Mean Leang didn't know much about the news business or
the organization, and God knows there wasn't any money in it. But he wrote about
the final clashes and the white flags of surrender, and the initial relief of
the crowds that the five-year war was over.
He sat down at the office and
wrote: "I alone in office, losing contact with our guys... I feel rather
trembling. Do not know how to file our stories now... Maybe last cable today,
and forever."
Kry has come full circle. He again works for Associated
Press and says he has rediscovered the thrill of capturing scenes of his
homeland for the world.
Relearning his craft last year, he won a
nationwide photo contest sponsored by US media foundation Freedom
Forum.
"After the Khmer Rouge I didn't want anything but rice and salt
because we had become used to living like animals," says the 42-year-old Kry.

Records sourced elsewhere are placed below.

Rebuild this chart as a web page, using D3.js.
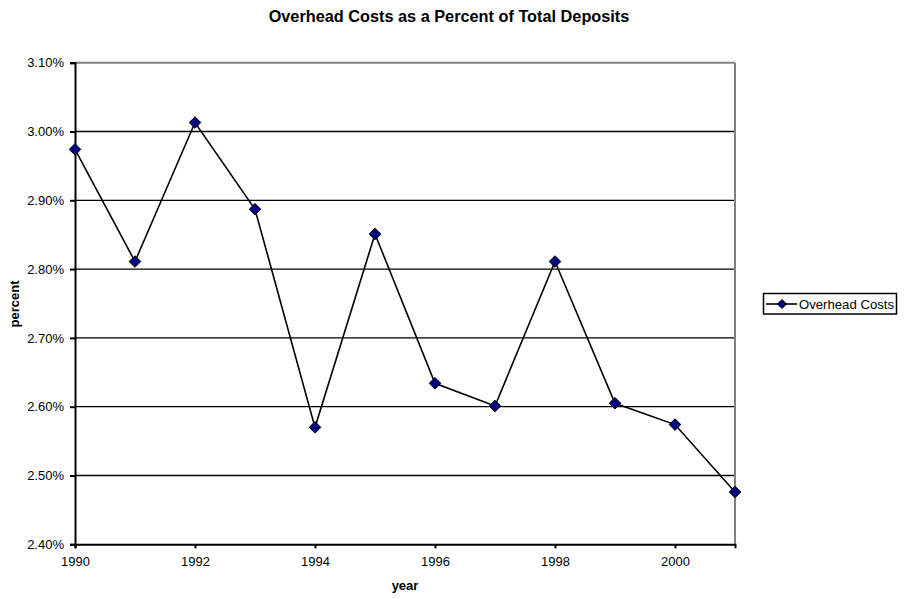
<!DOCTYPE html>
<html>
<head>
<meta charset="utf-8">
<script src="https://cdn.jsdelivr.net/npm/d3@7"></script>
<style>
  html, body { margin: 0; padding: 0; background: #fff; }
  svg { display: block; font-family: "Liberation Sans", Arial, sans-serif; }
</style>
</head>
<body>
<svg id="chart" width="905" height="599"></svg>
<script>
const years = [1990, 1991, 1992, 1993, 1994, 1995, 1996, 1997, 1998, 1999, 2000, 2001];
const overheadCosts = [0.02974, 0.02811, 0.03013, 0.02887, 0.02570, 0.02851, 0.02634, 0.02601, 0.02811, 0.02605, 0.02574, 0.02476];
const yTicks = [0.024, 0.025, 0.026, 0.027, 0.028, 0.029, 0.030, 0.031];
const xTicks = [1990, 1992, 1994, 1996, 1998, 2000];
const seriesName = "Overhead Costs";
const titleText = "Overhead Costs as a Percent of Total Deposits";
const xLabel = "year";
const yLabel = "percent";

const svg = d3.select("#chart");
const L = 75, R = 735, T = 62.7, B = 544.3;

const x = d3.scaleLinear().domain([1990, 2001]).range([L, R]);
const y = d3.scaleLinear().domain([0.024, 0.031]).range([B, T]);
const fmt = d3.format(".2%");

// gridlines
svg.append("g").selectAll("line")
  .data(yTicks.filter(v => v > 0.024 && v < 0.031))
  .join("line")
  .attr("x1", L).attr("x2", R)
  .attr("y1", d => y(d)).attr("y2", d => y(d))
  .attr("stroke", "#000").attr("stroke-width", 1.3);

// top & right border (gray)
svg.append("line").attr("x1", L).attr("x2", R).attr("y1", T).attr("y2", T)
  .attr("stroke", "#808080").attr("stroke-width", 2);
svg.append("line").attr("x1", R).attr("x2", R).attr("y1", T).attr("y2", B)
  .attr("stroke", "#808080").attr("stroke-width", 2);

// y axis
const yAxis = svg.append("g").attr("transform", `translate(${L},0)`)
  .call(d3.axisLeft(y).tickValues(yTicks).tickFormat(fmt).tickSize(5).tickPadding(6));
yAxis.select(".domain").attr("stroke", "#000").attr("stroke-width", 2);
yAxis.selectAll(".tick line").attr("stroke", "#000").attr("stroke-width", 2);
yAxis.selectAll("text").attr("font-size", 13).attr("fill", "#000")
  .attr("font-family", "Liberation Sans, Arial, sans-serif");

// x axis
const xAxis = svg.append("g").attr("transform", `translate(0,${B})`)
  .call(d3.axisBottom(x).tickValues(xTicks).tickFormat(d3.format("d")).tickSize(4).tickPadding(8));
xAxis.select(".domain").attr("stroke", "#000").attr("stroke-width", 2);
xAxis.selectAll(".tick line").attr("stroke", "#000").attr("stroke-width", 2);
xAxis.selectAll("text").attr("font-size", 13).attr("fill", "#000")
  .attr("font-family", "Liberation Sans, Arial, sans-serif");

// line
const data = years.map((yr, i) => ({ yr, v: overheadCosts[i] }));
svg.append("path").datum(data)
  .attr("fill", "none").attr("stroke", "#000").attr("stroke-width", 1.6)
  .attr("d", d3.line().x(d => x(d.yr)).y(d => y(d.v)));

const dpath = (h) => `M0,${-h}L${h},0L0,${h}L${-h},0Z`;

svg.append("g").selectAll("path")
  .data(data).join("path")
  .attr("transform", d => `translate(${x(d.yr)},${y(d.v)})`)
  .attr("d", dpath(5.8))
  .attr("fill", "#000080").attr("stroke", "#000").attr("stroke-width", 1);

// title
svg.append("text").attr("x", 449).attr("y", 21.5).attr("text-anchor", "middle")
  .attr("font-size", 16.3).attr("font-weight", "bold").text(titleText);

// axis labels
svg.append("text").attr("x", 405).attr("y", 590).attr("text-anchor", "middle")
  .attr("font-size", 13).attr("font-weight", "bold").text(xLabel);
svg.append("text").attr("transform", "translate(19,304) rotate(-90)")
  .attr("text-anchor", "middle").attr("font-size", 13).attr("font-weight", "bold").text(yLabel);

// legend
const lg = svg.append("g");
lg.append("rect").attr("x", 763.5).attr("y", 293.5).attr("width", 133).attr("height", 20.5)
  .attr("fill", "#fff").attr("stroke", "#000").attr("stroke-width", 1.5);
lg.append("line").attr("x1", 766).attr("x2", 797).attr("y1", 304).attr("y2", 304)
  .attr("stroke", "#000").attr("stroke-width", 1.6);
lg.append("path").attr("transform", "translate(782,304)").attr("d", dpath(4.5))
  .attr("fill", "#000080").attr("stroke", "#000").attr("stroke-width", 1);
lg.append("text").attr("x", 799).attr("y", 308.5).attr("font-size", 13)
  .attr("textLength", 95).attr("lengthAdjust", "spacingAndGlyphs").text(seriesName);
</script>
</body>
</html>
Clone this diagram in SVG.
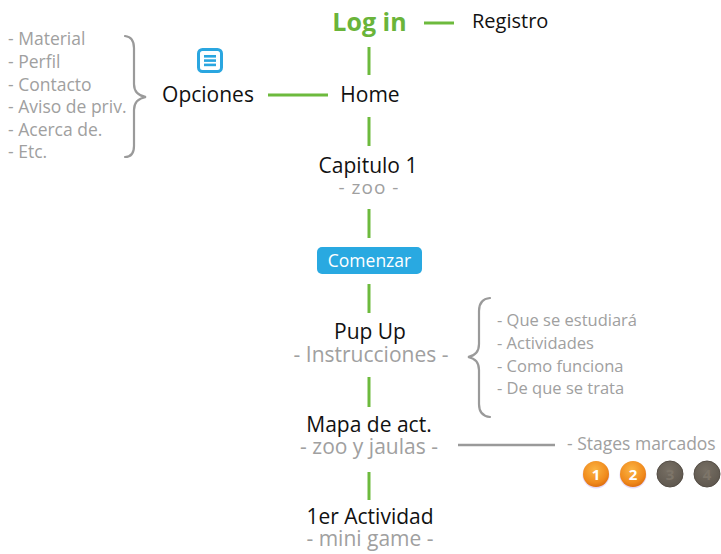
<svg xmlns="http://www.w3.org/2000/svg" width="721" height="554" viewBox="0 0 721 554">
<style>
.t{font-family:"Open Sans","DejaVu Sans",sans-serif;fill:#111;font-size:21px}
.s{font-family:"Open Sans","DejaVu Sans",sans-serif;fill:#a0a0a0;font-size:21px}
.l{font-family:"Open Sans","DejaVu Sans",sans-serif;fill:#a0a0a0;font-size:17.5px}
.r{font-family:"Open Sans","DejaVu Sans",sans-serif;fill:#a0a0a0;font-size:16.5px}
.g{stroke:#6dba3d;stroke-width:3;fill:none}
.b{stroke:#9a9a9a;stroke-width:2.2;fill:none;stroke-linecap:round}
.n{font-family:"Open Sans","DejaVu Sans",sans-serif;font-weight:bold;font-size:15px;text-anchor:middle}
</style>
<defs>
<radialGradient id="or" cx="0.45" cy="0.35" r="0.7">
<stop offset="0" stop-color="#fbb544"/>
<stop offset="0.7" stop-color="#f08a1c"/>
<stop offset="1" stop-color="#d9680c"/>
</radialGradient>
<radialGradient id="gr" cx="0.45" cy="0.35" r="0.7">
<stop offset="0" stop-color="#776f64"/>
<stop offset="1" stop-color="#5d564d"/>
</radialGradient>
</defs>

<g id="connectors">
<line class="g" x1="424" y1="23" x2="454" y2="23"/>
<line class="g" x1="369" y1="47" x2="369" y2="75"/>
<line class="g" x1="268" y1="95" x2="328" y2="95"/>
<line class="g" x1="369" y1="117" x2="369" y2="146"/>
<line class="g" x1="369" y1="209" x2="369" y2="238"/>
<line class="g" x1="369" y1="284" x2="369" y2="313"/>
<line class="g" x1="369" y1="377" x2="369" y2="407"/>
<line class="g" x1="369" y1="472" x2="369" y2="500"/>
<line x1="458" y1="445" x2="555" y2="445" stroke="#9a9a9a" stroke-width="2.5"/>
<path class="b" d="M125,36 Q134,37 134,48 L134,84 Q134,95 146,97 Q134,99 134,110 L134,146 Q134,157 125,157"/>
<path class="b" d="M490,298 Q479,299 479,311 L479,344 Q479,355 468,357 Q479,359 479,370 L479,404 Q479,416 490,417"/>
</g>

<g id="login">
<text x="369.5" y="31" text-anchor="middle" style="font-family:'Open Sans','DejaVu Sans',sans-serif;font-weight:bold;font-size:25px;fill:#6ab43a">Log in</text>
</g>
<g id="registro">
<text class="t" x="472" y="28" style="font-size:20px">Registro</text>
</g>
<g id="home">
<text class="t" x="370" y="102" text-anchor="middle">Home</text>
</g>
<g id="opciones">
<rect x="198.5" y="49.5" width="23" height="22" rx="4" fill="#fff" stroke="#2aa6e0" stroke-width="3"/>
<rect x="204" y="55" width="12" height="2.6" fill="#2aa6e0"/>
<rect x="204" y="59.3" width="12" height="2.6" fill="#2aa6e0"/>
<rect x="204" y="63.6" width="12" height="2.6" fill="#2aa6e0"/>
<text class="t" x="208" y="102" text-anchor="middle">Opciones</text>
</g>
<g id="opciones-list">
<text class="l" x="8" y="45">- Material</text>
<text class="l" x="8" y="68">- Perfil</text>
<text class="l" x="8" y="91">- Contacto</text>
<text class="l" x="8" y="113">- Aviso de priv.</text>
<text class="l" x="8" y="136">- Acerca de.</text>
<text class="l" x="8" y="158">- Etc.</text>
</g>
<g id="capitulo">
<text class="t" x="368" y="173" text-anchor="middle">Capitulo 1</text>
<text class="s" x="369" y="194" text-anchor="middle" style="font-size:19px;letter-spacing:1px">- zoo -</text>
</g>
<g id="comenzar">
<rect x="317" y="247" width="105" height="27" rx="5" fill="#29a9e1"/>
<text x="369.5" y="267" text-anchor="middle" style="font-family:'Open Sans','DejaVu Sans',sans-serif;font-size:17.5px;fill:#fff">Comenzar</text>
</g>
<g id="pupup">
<text class="t" x="370" y="339" text-anchor="middle">Pup Up</text>
<text class="s" x="371" y="362" text-anchor="middle">- Instrucciones -</text>
</g>
<g id="pupup-list">
<text class="r" x="497" y="326">- Que se estudiará</text>
<text class="r" x="497" y="349">- Actividades</text>
<text class="r" x="497" y="372">- Como funciona</text>
<text class="r" x="497" y="394">- De que se trata</text>
</g>
<g id="mapa">
<text class="t" x="369" y="432" text-anchor="middle">Mapa de act.</text>
<text class="s" x="369" y="454" text-anchor="middle">- zoo y jaulas -</text>
</g>
<g id="stages">
<text class="l" x="567" y="450" style="font-size:17.5px">- Stages marcados</text>
<circle cx="596" cy="475" r="13.5" fill="#d8c8f0" opacity="0.7"/>
<circle cx="596" cy="474" r="13" fill="url(#or)"/>
<text class="n" x="596" y="480" fill="#fff">1</text>
<circle cx="633" cy="475" r="13.5" fill="#d8c8f0" opacity="0.7"/>
<circle cx="633" cy="474" r="13" fill="url(#or)"/>
<text class="n" x="633" y="480" fill="#fff">2</text>
<circle cx="670" cy="474" r="13" fill="url(#gr)" stroke="#544d45" stroke-width="1"/>
<text class="n" x="670" y="480" fill="#7d7569">3</text>
<circle cx="707" cy="474" r="13" fill="url(#gr)" stroke="#544d45" stroke-width="1"/>
<text class="n" x="707" y="480" fill="#7d7569">4</text>
</g>
<g id="actividad">
<text class="t" x="370" y="524" text-anchor="middle">1er Actividad</text>
<text class="s" x="370" y="546" text-anchor="middle">- mini game -</text>
</g>
</svg>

"Now we must think about the future."
Kry's future is now his wife, his
job and house, which is also home to his sister, the only surviving member of
his four-strong family. Three brothers died under Pol Pot.
It was one of
them who got Kry a messenger's job at AP. Fascinated, he picked up photography
tips and battlefield survival skills and soon became part of the band.
A
month before the KR victory, as he ran toward a government gunner for a closer,
better photo angle, rocket shrapnel tore into his stomach. Offered evacuation to
Thailand, he elected local treatment - a decision which consigned him to four
years in hell.
Tears well up in his eyes when he talks about the gun
point evacuation of Phnom Penh, the crushing slave labor in rural communes, the
killings, certain that one day it would be his turn.
And it came.
Almost.
Hands bound, he and others were led away to an execution ground.
Incredibly, he remembers, an official appeared and argued that Kry - relatively
young and strong - was essential to the commune's meager workforce. He alone was
spared.
After the Vietnamese invasion in 1979, Kry eked out a living as a
low-ranking civil servant, asked from time to time to take snap photos of
official functions.
When I met Kry again during these years after 1979 he
had a hunted look, speaking in whispers and peering warily at strangers. I
didn't think I would ever see the old, free-wheeling Kry again.
Now,
like him, Cambodia is a composition of shadow and light.
Electoral
freedom has not yet meant freedom from violence and poverty, and the diehard
Khmer Rouge continue their depredations. There is little joy in the ten
photographs Kry submitted when winning his national contest.
But Kry is
fast catching up on two decades of technology; his photographer's eye has
returned, and from time to time a smile brightens his face. "I am not sure, but
I think there is some future for Cambodia," he says.